Set problem >> Show all lines from the data that include the word "this".

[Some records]
## START
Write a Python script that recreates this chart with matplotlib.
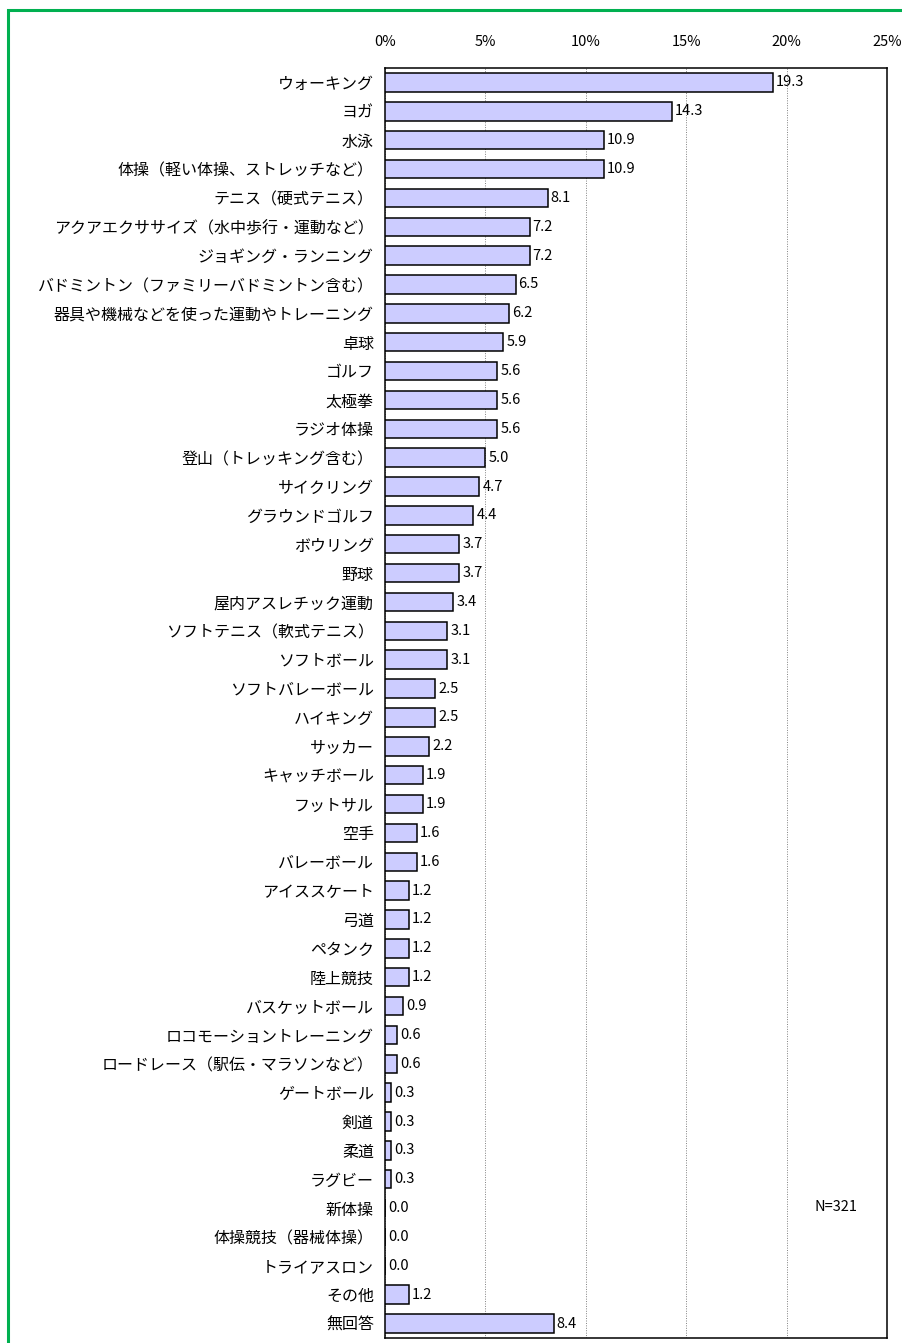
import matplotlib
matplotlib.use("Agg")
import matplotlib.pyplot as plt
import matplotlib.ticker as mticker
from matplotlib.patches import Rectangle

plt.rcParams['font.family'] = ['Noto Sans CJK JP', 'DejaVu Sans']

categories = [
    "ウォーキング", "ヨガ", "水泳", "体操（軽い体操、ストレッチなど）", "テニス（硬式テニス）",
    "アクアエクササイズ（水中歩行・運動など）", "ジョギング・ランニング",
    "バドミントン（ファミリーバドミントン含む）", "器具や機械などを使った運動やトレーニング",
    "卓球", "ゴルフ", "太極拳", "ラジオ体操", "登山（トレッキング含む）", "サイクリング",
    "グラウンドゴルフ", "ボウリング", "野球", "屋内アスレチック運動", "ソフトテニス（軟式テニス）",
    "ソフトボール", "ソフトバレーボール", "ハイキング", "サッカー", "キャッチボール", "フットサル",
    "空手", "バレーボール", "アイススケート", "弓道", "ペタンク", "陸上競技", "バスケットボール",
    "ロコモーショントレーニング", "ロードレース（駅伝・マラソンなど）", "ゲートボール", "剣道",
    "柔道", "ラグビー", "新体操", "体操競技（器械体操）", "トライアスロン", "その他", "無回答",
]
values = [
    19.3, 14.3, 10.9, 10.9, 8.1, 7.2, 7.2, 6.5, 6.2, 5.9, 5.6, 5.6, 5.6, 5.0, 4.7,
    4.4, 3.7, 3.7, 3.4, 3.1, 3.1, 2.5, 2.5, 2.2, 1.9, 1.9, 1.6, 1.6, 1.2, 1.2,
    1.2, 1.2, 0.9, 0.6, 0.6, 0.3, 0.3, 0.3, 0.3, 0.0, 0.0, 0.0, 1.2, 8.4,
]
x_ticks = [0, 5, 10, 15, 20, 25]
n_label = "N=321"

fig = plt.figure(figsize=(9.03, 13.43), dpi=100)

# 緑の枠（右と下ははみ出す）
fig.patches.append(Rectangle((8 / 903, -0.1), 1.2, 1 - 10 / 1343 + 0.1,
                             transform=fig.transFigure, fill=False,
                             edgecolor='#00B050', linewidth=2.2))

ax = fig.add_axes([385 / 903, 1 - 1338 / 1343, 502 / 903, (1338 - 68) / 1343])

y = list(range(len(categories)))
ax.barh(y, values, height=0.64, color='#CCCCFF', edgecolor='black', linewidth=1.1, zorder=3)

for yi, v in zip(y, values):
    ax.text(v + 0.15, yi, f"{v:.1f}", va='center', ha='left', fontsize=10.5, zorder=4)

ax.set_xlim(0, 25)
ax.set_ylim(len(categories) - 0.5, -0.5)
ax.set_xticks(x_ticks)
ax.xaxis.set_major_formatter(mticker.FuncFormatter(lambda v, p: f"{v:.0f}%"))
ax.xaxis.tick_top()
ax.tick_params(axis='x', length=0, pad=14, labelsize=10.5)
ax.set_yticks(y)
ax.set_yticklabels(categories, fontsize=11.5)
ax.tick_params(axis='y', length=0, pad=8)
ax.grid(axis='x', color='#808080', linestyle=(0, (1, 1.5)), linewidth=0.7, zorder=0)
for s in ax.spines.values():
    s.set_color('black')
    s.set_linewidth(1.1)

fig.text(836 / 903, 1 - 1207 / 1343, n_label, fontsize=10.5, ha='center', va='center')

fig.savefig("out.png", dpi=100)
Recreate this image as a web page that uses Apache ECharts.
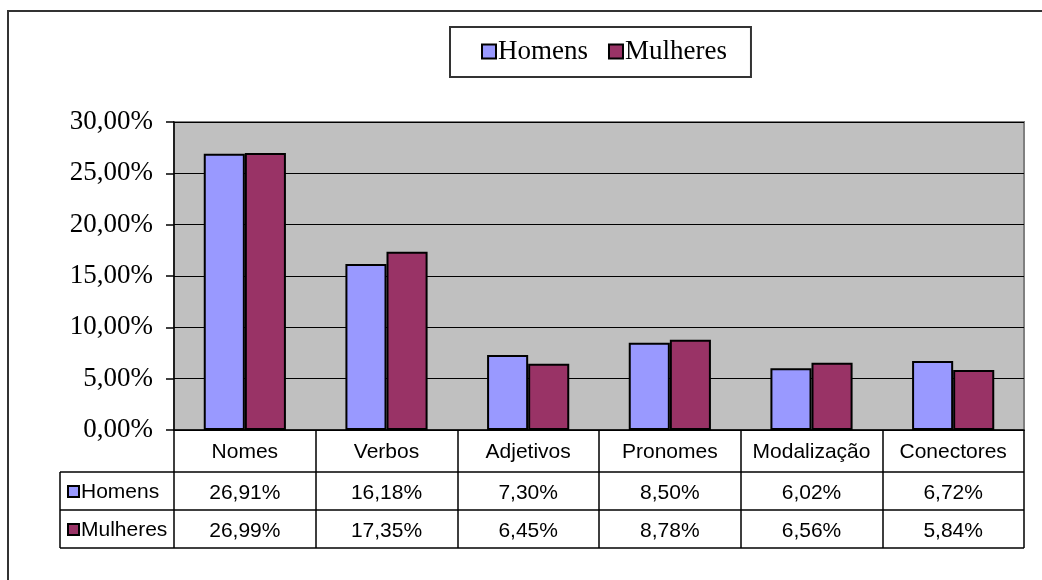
## END
Answer below >>
Write a Python script that recreates this chart with matplotlib.
Recreate this image as a web page that uses Apache ECharts.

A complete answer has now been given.